Nvidia, the kingpin of chips powering artificial intelligence, on Wednesday released quarterly financial results that reinforced how the company has become one of the biggest winners of the artificial intelligence boom, and it said demand for its products would fuel continued sales growth.
The Silicon Valley chip maker has been on an extraordinary rise over the past 18 months, driven by demand for its specialized and costly semiconductors, which are used for training popular A.I. services like OpenAI’s ChatGPT chatbot. Nvidia has become known as one of the “Magnificent Seven” tech stocks, which along with others like Amazon, Apple and Microsoft have helped power the stock market.
Nvidia’s valuation has surged more than 40 percent to $1.7 trillion since the start of the year, turning it into one of the world’s most valuable public companies. Last week, the company briefly eclipsed the market values of Amazon and Alphabet before receding to the fifth-most-valuable tech company. Its stock market gains are largely a result of repeatedly exceeding analysts’ expectations for growth, a feat that is becoming more difficult as they keep raising their predictions.
On Wednesday, Nvidia reported that revenue in its fiscal fourth quarter more than tripled from a year earlier to $22.1 billion, while profit soared nearly ninefold to $12.3 billion. Revenue was well above the $20 billion the company predicted in November and above Wall Street estimates of $20.4 billion.
Nvidia predicted that revenue in the current quarter would total about $24 billion, also more than triple the year-earlier period and higher than analysts’ average forecast of $22 billion.
Jensen Huang, Nvidia’s co-founder and chief executive, argues that an epochal shift to upgrade data centers with chips needed for training powerful A.I. models is still in its early phases. That will require spending roughly $2 trillion to equip all the buildings and computers to use chips like Nvidia’s, he predicts.

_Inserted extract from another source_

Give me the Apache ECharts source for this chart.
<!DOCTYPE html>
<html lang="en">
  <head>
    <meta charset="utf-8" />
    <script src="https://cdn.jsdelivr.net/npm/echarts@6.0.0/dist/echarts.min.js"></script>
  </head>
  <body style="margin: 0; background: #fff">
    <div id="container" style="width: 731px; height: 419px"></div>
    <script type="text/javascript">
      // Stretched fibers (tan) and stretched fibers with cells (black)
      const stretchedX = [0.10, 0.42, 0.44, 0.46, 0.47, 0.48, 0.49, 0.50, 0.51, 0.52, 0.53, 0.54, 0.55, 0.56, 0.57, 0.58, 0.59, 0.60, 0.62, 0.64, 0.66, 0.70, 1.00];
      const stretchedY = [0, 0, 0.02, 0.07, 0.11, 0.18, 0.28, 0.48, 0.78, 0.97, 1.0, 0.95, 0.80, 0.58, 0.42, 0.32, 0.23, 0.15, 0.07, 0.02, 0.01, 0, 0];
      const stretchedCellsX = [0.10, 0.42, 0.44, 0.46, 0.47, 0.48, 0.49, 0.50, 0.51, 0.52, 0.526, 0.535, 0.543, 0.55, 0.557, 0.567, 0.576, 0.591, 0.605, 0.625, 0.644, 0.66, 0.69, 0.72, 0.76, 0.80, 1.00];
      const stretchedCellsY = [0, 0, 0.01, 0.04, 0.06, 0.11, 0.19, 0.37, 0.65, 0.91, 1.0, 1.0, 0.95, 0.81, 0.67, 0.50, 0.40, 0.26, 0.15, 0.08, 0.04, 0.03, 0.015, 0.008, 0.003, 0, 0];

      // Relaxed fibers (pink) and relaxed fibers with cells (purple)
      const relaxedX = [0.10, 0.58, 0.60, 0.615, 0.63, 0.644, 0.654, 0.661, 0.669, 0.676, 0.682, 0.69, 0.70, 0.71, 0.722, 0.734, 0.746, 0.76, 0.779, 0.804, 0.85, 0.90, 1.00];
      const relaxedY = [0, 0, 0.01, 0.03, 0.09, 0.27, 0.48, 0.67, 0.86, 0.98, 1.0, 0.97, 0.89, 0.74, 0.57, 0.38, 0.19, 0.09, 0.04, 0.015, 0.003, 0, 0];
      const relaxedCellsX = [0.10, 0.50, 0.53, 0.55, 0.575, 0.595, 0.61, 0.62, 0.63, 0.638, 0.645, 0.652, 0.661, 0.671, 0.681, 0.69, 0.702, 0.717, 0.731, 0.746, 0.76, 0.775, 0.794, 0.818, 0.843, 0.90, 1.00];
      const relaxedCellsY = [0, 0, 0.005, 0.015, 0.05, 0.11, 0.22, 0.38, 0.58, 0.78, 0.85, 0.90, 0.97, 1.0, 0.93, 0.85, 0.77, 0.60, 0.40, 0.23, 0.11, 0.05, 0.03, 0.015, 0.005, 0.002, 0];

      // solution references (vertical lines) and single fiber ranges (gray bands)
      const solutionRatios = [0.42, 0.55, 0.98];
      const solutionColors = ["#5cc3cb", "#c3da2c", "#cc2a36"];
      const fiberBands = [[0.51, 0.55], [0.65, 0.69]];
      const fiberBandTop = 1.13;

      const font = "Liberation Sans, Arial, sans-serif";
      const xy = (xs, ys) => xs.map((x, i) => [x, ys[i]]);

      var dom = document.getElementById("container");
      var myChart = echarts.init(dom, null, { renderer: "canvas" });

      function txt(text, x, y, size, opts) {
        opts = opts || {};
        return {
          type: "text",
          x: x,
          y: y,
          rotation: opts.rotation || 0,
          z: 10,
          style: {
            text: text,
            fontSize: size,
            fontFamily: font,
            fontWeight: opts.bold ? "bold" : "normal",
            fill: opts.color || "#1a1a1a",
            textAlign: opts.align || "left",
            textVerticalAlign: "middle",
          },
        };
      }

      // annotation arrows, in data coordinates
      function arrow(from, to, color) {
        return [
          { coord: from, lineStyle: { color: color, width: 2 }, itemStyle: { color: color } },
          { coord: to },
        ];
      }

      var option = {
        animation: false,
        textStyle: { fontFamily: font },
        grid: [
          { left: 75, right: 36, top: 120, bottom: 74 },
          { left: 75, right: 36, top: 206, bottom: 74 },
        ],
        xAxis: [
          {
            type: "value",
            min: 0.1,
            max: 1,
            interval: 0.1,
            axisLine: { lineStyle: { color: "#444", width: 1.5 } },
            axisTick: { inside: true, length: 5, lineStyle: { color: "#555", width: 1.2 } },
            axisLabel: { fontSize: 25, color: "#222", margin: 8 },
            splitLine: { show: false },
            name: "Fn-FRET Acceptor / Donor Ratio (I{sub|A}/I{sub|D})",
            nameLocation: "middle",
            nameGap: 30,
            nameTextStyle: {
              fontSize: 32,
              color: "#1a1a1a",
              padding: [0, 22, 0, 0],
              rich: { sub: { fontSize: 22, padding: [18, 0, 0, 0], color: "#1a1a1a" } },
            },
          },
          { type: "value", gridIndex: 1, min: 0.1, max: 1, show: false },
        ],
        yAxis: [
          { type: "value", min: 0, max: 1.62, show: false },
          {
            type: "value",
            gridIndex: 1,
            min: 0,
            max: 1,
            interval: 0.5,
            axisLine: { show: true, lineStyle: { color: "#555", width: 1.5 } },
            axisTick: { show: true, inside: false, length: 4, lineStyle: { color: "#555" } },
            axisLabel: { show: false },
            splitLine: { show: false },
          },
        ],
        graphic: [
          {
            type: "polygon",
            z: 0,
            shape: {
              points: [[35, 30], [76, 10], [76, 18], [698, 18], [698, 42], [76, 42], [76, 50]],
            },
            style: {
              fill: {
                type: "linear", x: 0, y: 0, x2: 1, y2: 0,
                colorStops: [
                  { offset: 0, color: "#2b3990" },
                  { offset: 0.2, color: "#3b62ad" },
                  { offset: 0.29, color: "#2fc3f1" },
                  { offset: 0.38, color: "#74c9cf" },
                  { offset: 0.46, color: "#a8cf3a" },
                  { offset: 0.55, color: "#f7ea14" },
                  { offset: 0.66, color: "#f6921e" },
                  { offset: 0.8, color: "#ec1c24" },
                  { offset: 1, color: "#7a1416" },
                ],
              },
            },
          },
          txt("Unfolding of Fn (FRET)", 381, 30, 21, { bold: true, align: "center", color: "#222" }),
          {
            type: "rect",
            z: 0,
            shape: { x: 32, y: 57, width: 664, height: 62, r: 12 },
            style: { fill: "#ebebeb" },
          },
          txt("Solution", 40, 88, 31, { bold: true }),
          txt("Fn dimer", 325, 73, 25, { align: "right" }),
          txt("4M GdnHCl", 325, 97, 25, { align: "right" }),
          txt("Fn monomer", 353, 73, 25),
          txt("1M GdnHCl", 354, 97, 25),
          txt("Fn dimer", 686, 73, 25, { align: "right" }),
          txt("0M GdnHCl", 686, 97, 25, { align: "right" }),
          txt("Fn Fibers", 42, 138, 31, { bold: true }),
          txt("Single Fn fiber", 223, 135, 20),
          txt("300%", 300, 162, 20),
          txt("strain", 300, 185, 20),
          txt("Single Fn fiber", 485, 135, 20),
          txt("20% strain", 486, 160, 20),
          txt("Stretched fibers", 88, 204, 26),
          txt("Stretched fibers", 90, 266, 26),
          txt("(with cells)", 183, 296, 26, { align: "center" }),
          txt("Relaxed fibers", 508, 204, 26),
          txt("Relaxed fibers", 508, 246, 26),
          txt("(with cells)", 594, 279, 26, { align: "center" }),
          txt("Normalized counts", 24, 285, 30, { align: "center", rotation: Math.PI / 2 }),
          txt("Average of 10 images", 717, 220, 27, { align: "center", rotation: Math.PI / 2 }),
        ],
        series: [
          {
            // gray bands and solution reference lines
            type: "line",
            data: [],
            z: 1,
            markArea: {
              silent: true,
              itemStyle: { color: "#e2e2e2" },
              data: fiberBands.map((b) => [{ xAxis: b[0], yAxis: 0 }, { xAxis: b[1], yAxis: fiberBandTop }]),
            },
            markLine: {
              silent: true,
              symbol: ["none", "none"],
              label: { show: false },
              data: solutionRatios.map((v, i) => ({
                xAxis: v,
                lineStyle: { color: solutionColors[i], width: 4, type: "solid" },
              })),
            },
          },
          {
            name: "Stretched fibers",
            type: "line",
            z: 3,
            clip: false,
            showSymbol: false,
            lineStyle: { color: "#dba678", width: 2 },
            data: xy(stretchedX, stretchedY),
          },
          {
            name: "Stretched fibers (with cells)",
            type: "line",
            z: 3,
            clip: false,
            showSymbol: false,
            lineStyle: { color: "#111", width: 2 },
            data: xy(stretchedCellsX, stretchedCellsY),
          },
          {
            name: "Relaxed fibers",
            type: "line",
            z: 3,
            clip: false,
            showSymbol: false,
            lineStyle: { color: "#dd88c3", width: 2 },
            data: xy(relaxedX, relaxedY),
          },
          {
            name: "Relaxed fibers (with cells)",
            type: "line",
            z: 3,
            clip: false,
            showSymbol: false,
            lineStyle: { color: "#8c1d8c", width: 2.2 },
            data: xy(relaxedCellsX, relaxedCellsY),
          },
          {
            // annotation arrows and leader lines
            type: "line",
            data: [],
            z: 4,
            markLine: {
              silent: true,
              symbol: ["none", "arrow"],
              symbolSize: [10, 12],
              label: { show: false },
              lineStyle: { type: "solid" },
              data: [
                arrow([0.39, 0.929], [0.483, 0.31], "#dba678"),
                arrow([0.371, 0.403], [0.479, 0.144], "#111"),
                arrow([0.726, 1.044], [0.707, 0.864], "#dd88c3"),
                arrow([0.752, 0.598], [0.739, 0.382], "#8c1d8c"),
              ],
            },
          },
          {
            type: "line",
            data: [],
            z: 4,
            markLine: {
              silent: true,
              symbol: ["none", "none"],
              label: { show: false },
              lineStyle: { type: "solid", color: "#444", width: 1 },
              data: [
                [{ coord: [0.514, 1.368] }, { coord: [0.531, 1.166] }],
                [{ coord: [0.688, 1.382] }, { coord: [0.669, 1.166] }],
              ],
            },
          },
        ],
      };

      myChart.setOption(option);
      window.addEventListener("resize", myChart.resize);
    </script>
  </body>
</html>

“Accelerated computing and generative A.I. have hit the tipping point,” Mr. Huang said in a news release. “Demand is surging worldwide across companies, industries and nations.”
In an interview later Wednesday, Mr. Huang said much more growth for the company lay ahead. “We are one year into generative A.I.,” he said. “My guess is we are literally into the first year of a 10-year cycle of spreading this technology into every single industry.”
Some analysts had predicted a sell-off after the Nvidia announcement, a reaction to just how high its share price has risen. But shares increased more than 8 percent in after-hours trading.
“Despite concerns over its high valuation, Nvidia’s unparalleled A.I.-related intellectual property, rooted in decades of visionary investment, sets it apart in a league of its own,” wrote Hans Mosesmann, an analyst at Rosenblatt Securities, in a research report before the company reported.
One factor driving Nvidia’s latest revenue growth is the ability of the company’s production partners, led by Taiwan Semiconductor Manufacturing Company, to boost supplies of Nvidia’s flagship A.I. chip, which commands prices ranging from $15,000 to $40,000.
Mr. Huang said on a conference call with analysts on Wednesday that the availability of those chips had improved significantly, but noted that the company would soon introduce new products that would again be scarce.
“Whenever we have new products, it ramps from zero to a very large number, and you can’t do that overnight,” he said during the call.
But giant cloud computing companies like Amazon, Google and Microsoft are designing their own A.I. chips to use in addition to Nvidia’s, and rival chipmakers keep introducing their own A.I. products.
Intel, which has long dominated the standard microprocessor chip industry but lags in A.I., marshaled an array of partners and potential customers in Silicon Valley on Wednesday to discuss its plans to offer manufacturing services, which could boost industry capacity to build A.I. chips. Attendees included Sam Altman, who relies heavily on Nvidia chips as OpenAI’s chief executive.
“Intel was the evil Borg of the industry at one time,” said Daniel Newman, chief executive of Futurum Research, which tracks the semiconductor industry. Now, he said, “companies are kind of coming together to make sure Nvidia doesn’t get too much more powerful.”
The Biden administration has raised another set of hurdles for Nvidia and other U.S. chip manufacturers, placing restrictions on their chip sales in China. Nvidia has responded by selling less-powerful versions of some products in the market.
Still, the company said Wednesday that its sales to China had dropped to a mid-single-digit percentage of its data center chip revenues, from 19 percent in its 2023 fiscal year.
Meanwhile, some experts worry that a global rollout of the company’s pricey, power-hungry chips will overtax countries’ power grids and budgets.
Mr. Huang addressed some of those concerns in February at the World Governments Summit in Dubai. He said that Nvidia’s chips were cheap and efficient compared with using slower standard microprocessors to get the same work done — and that much faster chips were on the way, some of which the company is expected to unveil in March.
“If you assume that computers never get any faster, you might come to the conclusion we need 14 different planets and three different galaxies and four more suns to fuel all this,” Mr. Huang said. “But obviously computer architecture continues to advance.”